Roger Reynolds






PROGRAM NOTE

Last modified 24 April 2024


The Promises of Darkness (1975)
(Flute and String Quartet)

by Roger Reynolds


In the Summer of 2017 Bob Aitken and I were on Nova Scotia, talking about repertoire. He expressed the wish that there were more music for flute and string quartet. I realized, immediately, that the prospect of such a quintet was appealing—entailing a “repositioning” of the string quartet medium that I have found so continuously engaging so as to include another, distinctive, treble voice. We quickly came to agreement that I would compose something for him, and, in the following weeks I “opened myself” as I do when considering a new project, so that breezes familiar and remote could come in and seed my mental space.

The perils of climate change, and of the related loss of one after another evolutionary line of fellow creatures, are clear. I happened upon a poignant tale of the last remaining pair of 'o'o birds that had retreated to the Alaka'i swamp on the Hawaiian Island of Kaua'i as their former environment degraded. Both male and female of this species sang. It seems that the male of the last pair lived for four years after his mate ceased responding. My plan was to fashion a sonic environment within which, the outlines of a calling and responding would gradually emerge.

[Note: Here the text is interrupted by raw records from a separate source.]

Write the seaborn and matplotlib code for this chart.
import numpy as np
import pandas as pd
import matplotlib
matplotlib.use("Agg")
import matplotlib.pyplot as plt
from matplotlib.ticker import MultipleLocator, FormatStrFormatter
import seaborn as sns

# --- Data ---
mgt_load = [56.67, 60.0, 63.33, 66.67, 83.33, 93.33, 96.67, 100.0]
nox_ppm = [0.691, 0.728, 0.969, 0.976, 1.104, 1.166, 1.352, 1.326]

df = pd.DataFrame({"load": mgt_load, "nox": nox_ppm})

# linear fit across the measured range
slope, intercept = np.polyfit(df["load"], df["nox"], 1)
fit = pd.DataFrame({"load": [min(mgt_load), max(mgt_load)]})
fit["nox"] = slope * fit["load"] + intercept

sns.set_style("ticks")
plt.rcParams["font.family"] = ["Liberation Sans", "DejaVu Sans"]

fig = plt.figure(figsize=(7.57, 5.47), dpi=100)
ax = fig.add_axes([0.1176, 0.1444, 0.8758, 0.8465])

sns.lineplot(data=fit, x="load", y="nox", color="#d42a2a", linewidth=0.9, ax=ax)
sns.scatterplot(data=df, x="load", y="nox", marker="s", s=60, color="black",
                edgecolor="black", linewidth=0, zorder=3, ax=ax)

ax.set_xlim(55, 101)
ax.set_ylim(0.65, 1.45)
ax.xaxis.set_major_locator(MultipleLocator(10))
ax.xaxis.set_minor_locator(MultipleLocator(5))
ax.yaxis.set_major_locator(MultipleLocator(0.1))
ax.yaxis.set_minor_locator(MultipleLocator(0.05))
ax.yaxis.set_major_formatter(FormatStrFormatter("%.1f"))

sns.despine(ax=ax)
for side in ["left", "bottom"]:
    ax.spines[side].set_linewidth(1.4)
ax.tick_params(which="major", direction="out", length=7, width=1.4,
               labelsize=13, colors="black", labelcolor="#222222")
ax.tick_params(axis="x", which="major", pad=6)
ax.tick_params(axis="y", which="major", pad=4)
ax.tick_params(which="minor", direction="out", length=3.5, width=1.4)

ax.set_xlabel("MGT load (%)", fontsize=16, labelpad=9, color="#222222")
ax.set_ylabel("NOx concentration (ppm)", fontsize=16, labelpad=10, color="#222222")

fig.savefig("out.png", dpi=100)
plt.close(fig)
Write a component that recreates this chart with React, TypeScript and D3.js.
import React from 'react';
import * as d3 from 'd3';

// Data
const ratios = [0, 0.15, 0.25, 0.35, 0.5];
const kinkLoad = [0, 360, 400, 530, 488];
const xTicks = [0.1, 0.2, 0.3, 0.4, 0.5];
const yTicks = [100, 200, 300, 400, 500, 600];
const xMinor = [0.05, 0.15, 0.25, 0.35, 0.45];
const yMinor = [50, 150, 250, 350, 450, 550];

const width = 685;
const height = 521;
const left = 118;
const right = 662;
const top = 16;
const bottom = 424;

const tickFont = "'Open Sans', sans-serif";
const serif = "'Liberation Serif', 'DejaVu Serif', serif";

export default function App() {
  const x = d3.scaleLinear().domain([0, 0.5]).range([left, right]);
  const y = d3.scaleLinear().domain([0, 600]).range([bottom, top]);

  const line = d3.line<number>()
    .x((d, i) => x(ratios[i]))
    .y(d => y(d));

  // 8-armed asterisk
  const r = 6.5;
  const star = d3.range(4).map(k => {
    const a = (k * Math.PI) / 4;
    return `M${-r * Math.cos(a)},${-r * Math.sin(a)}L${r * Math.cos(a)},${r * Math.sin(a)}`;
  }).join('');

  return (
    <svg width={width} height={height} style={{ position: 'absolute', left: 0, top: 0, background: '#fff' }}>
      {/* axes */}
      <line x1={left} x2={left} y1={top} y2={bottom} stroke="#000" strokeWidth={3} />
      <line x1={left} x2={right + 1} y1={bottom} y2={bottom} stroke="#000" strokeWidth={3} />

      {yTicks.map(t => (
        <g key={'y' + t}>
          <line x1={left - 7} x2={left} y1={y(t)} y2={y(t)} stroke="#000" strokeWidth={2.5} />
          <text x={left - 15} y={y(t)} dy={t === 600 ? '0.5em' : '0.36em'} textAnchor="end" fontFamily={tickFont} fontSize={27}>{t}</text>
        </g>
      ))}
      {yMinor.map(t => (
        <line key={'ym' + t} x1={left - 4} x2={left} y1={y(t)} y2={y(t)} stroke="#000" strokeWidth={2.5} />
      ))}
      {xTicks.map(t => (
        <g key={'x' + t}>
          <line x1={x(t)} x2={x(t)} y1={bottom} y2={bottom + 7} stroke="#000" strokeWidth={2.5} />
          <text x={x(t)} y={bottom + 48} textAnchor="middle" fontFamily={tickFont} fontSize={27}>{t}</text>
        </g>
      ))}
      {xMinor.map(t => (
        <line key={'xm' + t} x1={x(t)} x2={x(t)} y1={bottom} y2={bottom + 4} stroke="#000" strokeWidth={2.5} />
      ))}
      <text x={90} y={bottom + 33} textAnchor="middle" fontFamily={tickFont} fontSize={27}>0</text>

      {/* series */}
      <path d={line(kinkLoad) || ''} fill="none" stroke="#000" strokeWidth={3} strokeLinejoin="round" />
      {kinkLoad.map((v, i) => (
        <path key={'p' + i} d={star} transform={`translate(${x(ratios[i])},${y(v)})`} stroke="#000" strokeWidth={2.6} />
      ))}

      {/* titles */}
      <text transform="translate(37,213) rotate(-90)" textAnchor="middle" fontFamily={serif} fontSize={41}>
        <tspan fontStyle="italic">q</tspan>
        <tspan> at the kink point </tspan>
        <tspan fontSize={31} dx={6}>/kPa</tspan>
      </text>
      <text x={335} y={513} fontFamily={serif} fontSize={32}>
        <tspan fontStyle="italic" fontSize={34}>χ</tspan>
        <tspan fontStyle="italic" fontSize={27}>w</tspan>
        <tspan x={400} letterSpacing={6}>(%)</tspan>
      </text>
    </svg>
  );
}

In the resulting quintet, different instrumental pairings try out responsive interaction and finally settle on the flute as caller and the cello (all high-register harmonics) as respondent.

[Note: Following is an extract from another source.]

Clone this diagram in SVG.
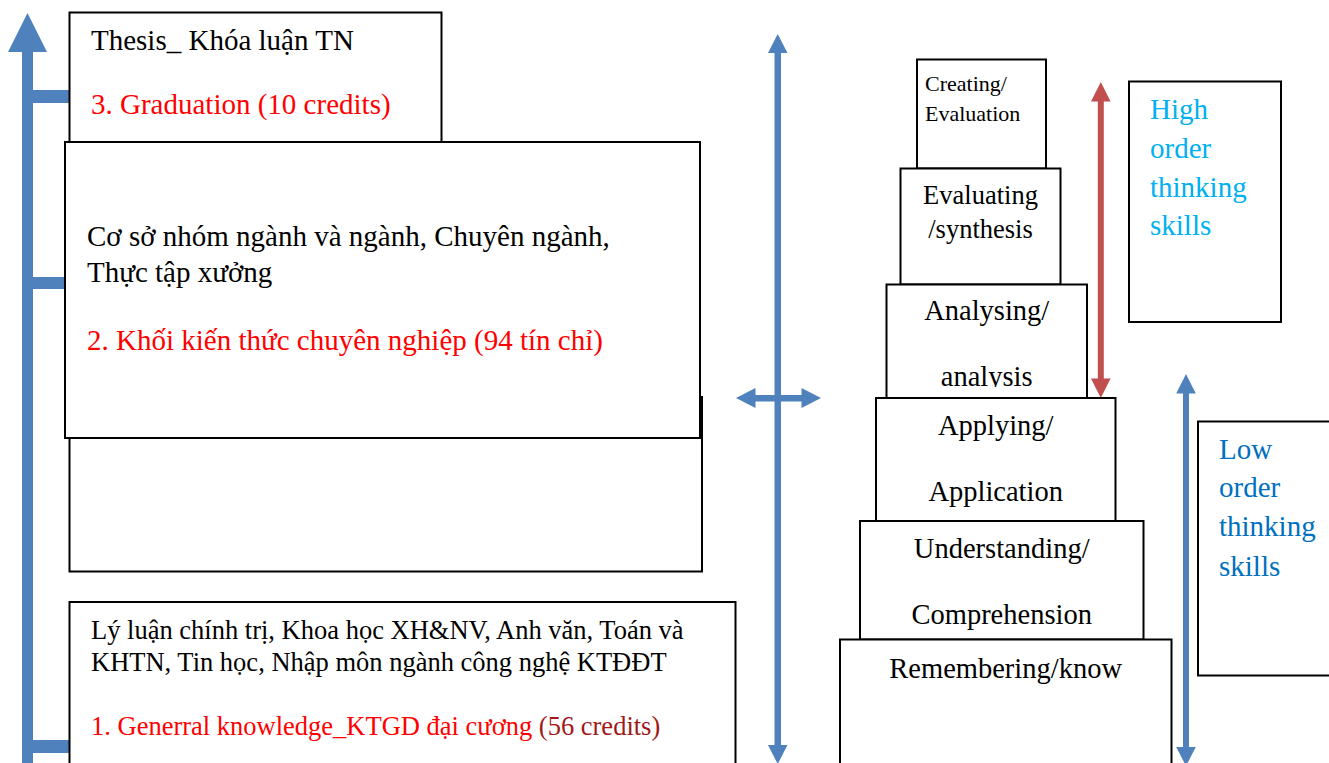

I am less interested in the melodrama of a haunting narrative of loss and constancy, than by the ways in which varied musical behaviors evolve successively, as a “coming to awareness” of the need to call out: fields of pizzicato points, the gradual occurrence of sustained tones, stable threads weaving into cloud-like strata, intermittent warbles urging the strata into harmonic blocks, and the blocks then stretching and fragmenting so as to provide a ground against which the calls and responses increasingly occupy a listener’s attention.

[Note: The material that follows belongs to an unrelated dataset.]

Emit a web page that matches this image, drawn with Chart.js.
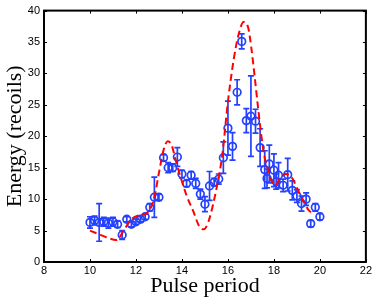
<!DOCTYPE html>
<html>
<head>
<meta charset="utf-8">
<script src="https://cdn.jsdelivr.net/npm/chart.js@4"></script>
<style>
html,body{margin:0;padding:0;background:#fff;}
#wrap{width:374px;height:300px;}
</style>
</head>
<body>
<div id="wrap"><canvas id="c" width="374" height="300"></canvas></div>
<script>
// Measured points (blue circles with error bars)
const pulsePeriod = [10.0,10.2,10.4,10.6,10.8,11.0,11.2,11.4,11.6,11.8,12.0,12.2,12.4,12.6,12.8,13.0,13.2,13.4,13.6,13.8,14.0,14.2,14.4,14.6,14.8,15.0,15.2,15.4,15.6,15.8,16.0,16.2,16.4,16.6,16.8,17.0,17.2,17.4,17.6,17.7,17.8,18.0,18.1,18.2,18.4,18.6,18.8,19.0,19.2,19.4,19.6,19.8,20.0];
const energy = [6.3,6.6,6.3,6.4,6.2,6.4,6.0,4.3,6.8,6.0,6.4,6.8,7.2,8.7,10.3,10.3,16.6,15.0,15.0,16.7,14.0,12.5,13.8,12.5,10.8,9.2,12.1,12.7,13.2,16.6,21.3,18.4,27.0,35.1,22.5,23.2,22.4,18.2,14.7,13.3,15.6,14.6,12.8,13.8,12.2,13.9,11.4,10.5,9.3,10.0,6.1,8.7,7.2];
const energyErr = [0.9,0.7,3.0,0.7,0.8,0.7,0.5,0.7,0.4,0.4,0.4,0.4,0.4,0.6,3.2,0.5,0.5,0.8,0.6,1.5,0.6,0.5,0.6,0.8,0.8,1.2,2.3,0.6,0.8,2.5,4.3,2.2,2.0,1.2,1.9,6.4,1.9,3.0,3.0,1.5,3.0,2.6,1.2,2.0,1.0,2.6,1.5,1.0,1.2,1.0,0.5,0.6,0.5];
// Theory curve (red dashed)
const curveX = [10.0,10.4,10.8,11.15,11.5,11.8,12.1,12.4,12.6,12.8,13.0,13.2,13.38,13.55,13.75,14.0,14.2,14.5,14.75,14.95,15.15,15.35,15.55,15.75,16.0,16.25,16.45,16.68,16.88,17.02,17.16,17.3,17.45,17.6,17.75,17.9,18.05,18.25,18.52,18.8,19.05,19.3,19.5,19.7];
const curveY = [5.0,4.4,3.8,3.5,5.2,6.8,7.4,7.6,8.3,10.3,14.2,17.8,19.2,18.6,15.9,12.8,10.6,8.0,5.7,5.2,6.4,9.1,12.6,16.9,25.5,32.2,36.0,38.2,37.3,34.0,29.6,24.9,20.2,16.6,14.6,12.9,12.2,13.2,14.0,13.3,11.4,9.6,8.3,7.7];
const xTicks = [8,10,12,14,16,18,20,22];
const yTicks = [0,5,10,15,20,25,30,35,40];

const BLUE = 'rgb(35,65,255)';
const RED = '#ff0000';

const framePlugin = {
  id: 'frame',
  beforeDatasetsDraw(chart) {
    const ctx = chart.ctx;
    const xs = chart.scales.x, ys = chart.scales.y;
    const ds = chart.data.datasets[1].data;
    ctx.save();
    ctx.strokeStyle = BLUE;
    ctx.lineWidth = 1.7;
    ds.forEach((p, i) => {
      const e = energyErr[i];
      const px = xs.getPixelForValue(p.x);
      const y1 = ys.getPixelForValue(p.y - e);
      const y2 = ys.getPixelForValue(p.y + e);
      ctx.beginPath();
      ctx.moveTo(px, y1); ctx.lineTo(px, y2);
      ctx.moveTo(px - 3, y1); ctx.lineTo(px + 3, y1);
      ctx.moveTo(px - 3, y2); ctx.lineTo(px + 3, y2);
      ctx.stroke();
    });
    ctx.restore();
  },
  afterDraw(chart) {
    const ctx = chart.ctx;
    const a = chart.chartArea;
    const xs = chart.scales.x, ys = chart.scales.y;
    ctx.save();
    ctx.strokeStyle = '#000';
    ctx.lineWidth = 1;
    ctx.beginPath();
    xTicks.forEach(v => {
      const px = Math.round(xs.getPixelForValue(v)) + 0.5;
      ctx.moveTo(px, a.bottom); ctx.lineTo(px, a.bottom - 3);
      ctx.moveTo(px, a.top); ctx.lineTo(px, a.top + 3);
    });
    yTicks.forEach(v => {
      const py = Math.round(ys.getPixelForValue(v)) + 0.5;
      ctx.moveTo(a.left, py); ctx.lineTo(a.left + 3, py);
      ctx.moveTo(a.right, py); ctx.lineTo(a.right - 3, py);
    });
    ctx.stroke();
    ctx.lineWidth = 2;
    ctx.strokeRect(a.left, a.top, a.right - a.left, a.bottom - a.top);
    ctx.restore();
  }
};

new Chart(document.getElementById('c'), {
  type: 'scatter',
  data: {
    datasets: [
      {
        type: 'line',
        data: curveX.map((x, i) => ({x: x, y: curveY[i]})),
        borderColor: RED,
        borderWidth: 2,
        borderDash: [7, 4],
        pointRadius: 0,
        fill: false,
        cubicInterpolationMode: 'monotone'
      },
      {
        type: 'scatter',
        data: pulsePeriod.map((x, i) => ({x: x, y: energy[i]})),
        pointStyle: 'circle',
        pointRadius: 3.8,
        borderWidth: 1.7,
        borderColor: BLUE,
        backgroundColor: 'rgba(0,0,0,0)'
      }
    ]
  },
  options: {
    responsive: false,
    animation: false,
    events: [],
    layout: { autoPadding: false, padding: { left: 0, right: 7, top: 4, bottom: 0 } },
    plugins: { legend: { display: false }, tooltip: { enabled: false } },
    scales: {
      x: {
        type: 'linear', min: 8, max: 22,
        afterBuildTicks: s => { s.ticks = xTicks.map(v => ({value: v})); },
        afterFit: s => { s.height = 38; },
        grid: { display: false, drawTicks: false },
        border: { display: false },
        ticks: { color: '#000', padding: 2, maxRotation: 0, autoSkip: false, font: { family: 'Liberation Sans', size: 11 } },
        title: { display: true, text: 'Pulse period', color: '#000', padding: { top: 0, bottom: 1 }, font: { family: 'Liberation Serif', size: 22 } }
      },
      y: {
        type: 'linear', min: 0, max: 40,
        afterBuildTicks: s => { s.ticks = yTicks.map(v => ({value: v})); },
        afterFit: s => { s.width = 44; },
        grid: { display: false, drawTicks: false },
        border: { display: false },
        ticks: { color: '#000', padding: 4, autoSkip: false, font: { family: 'Liberation Sans', size: 11 } },
        title: { display: true, text: 'Energy (recoils)', color: '#000', padding: { top: 2, bottom: 0 }, font: { family: 'Liberation Serif', size: 22 } }
      }
    }
  },
  plugins: [framePlugin]
});
</script>
</body>
</html>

CALLING … still is dedicated to Robert Aitken, and was commissioned by New Music Concerts and the Lunenburg Academy of Music Performance, with the financial assistance of The Koerner Foundation; The Merryweather Fund; Austin and Beverly Clarkson; Camille Watts; Véronique Lacroix and Paul Taub. CALLING ... still was premiered by Robert Aitken and the Friction Quartet on 14 June 2018 at LAMP: Luneberg Academy of Music Performance, Nova Scotia, Canada.